THE WORD AND THE SAINT
September 23, 2022: Remembering Padre PioEcclesiates 3: 1-11; Luke 9: 18-22
Two great enemies to spiritual health, as spiritual masters point out are: Anxiety and Curiosity!
Anxiety is against faith because it points to a lack of trust in the Lord. It is an unrealistic worry about the future, in a particular way not helpful in anyway to prepare oneself towards a health encounter with that moment that is yet to come! Think of the times when we are wailing about a possible failure or a probable difficulty, although it is not yet a reality.
Curiosity is lack of patient acceptance of the present. It is trying in vain to pry into the time that is yet to come, in no way helping a peaceful experience of whatever is happening around at any given moment. Think of those moments when we are dying to know the results of somethings that we have not even started yet - all the craze from a playful guessing to a gamble-filled foretelling, fall under this category!
To both anxiety and curiosity, as to many other spiritual ailments, the corrective offered is Surrender! In short, surrender can be described as the inner assurance that in God's time everything will happen, for good. Patience, trust and the unfailing confidence in God's goodness, are the ingredients of this mentality of surrender.

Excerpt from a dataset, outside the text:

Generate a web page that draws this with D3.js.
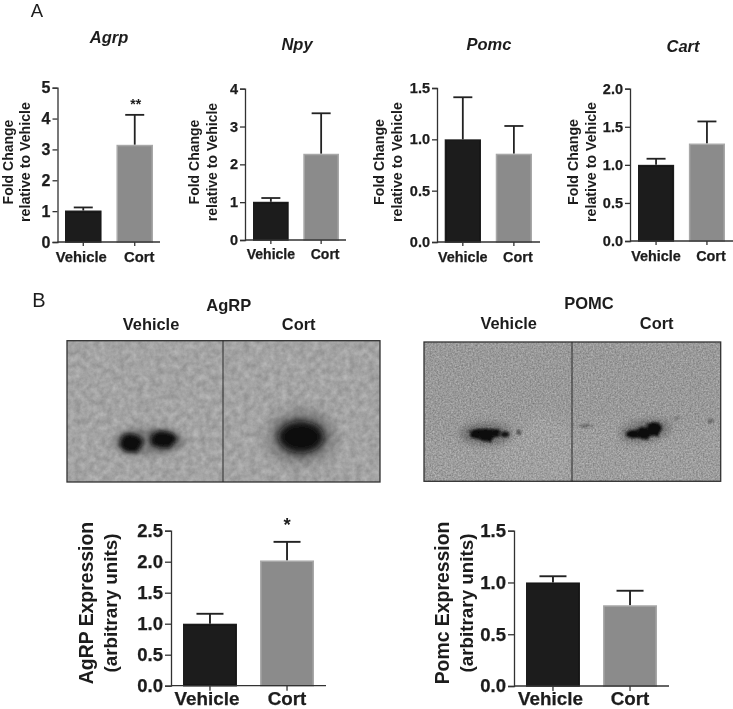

Especially when things aren't going the way we would want them to, we need this quality to remain sane and secure.
In the Gospel today, we find Jesus as a personification of this quality. He was neither curious nor anxious about his mission on earth. That is why he was more interested about the personal conviction of everyone and not the mass public opinion; and he was stern that they don't go about frenetically spreading their conviction and forcing it on people, but to let people arrive at that conviction, each one through their own experience!
The saint we remember today, Padre Pio, can be considered a great example in following on these footsteps suggested by our Lord. That serenity on Jesus' part and that sense of the Divine that we see in Padre Pio, came from the attitude of Surrender, an assurance that everything will be made beautiful IN GOD'S OWN TIME.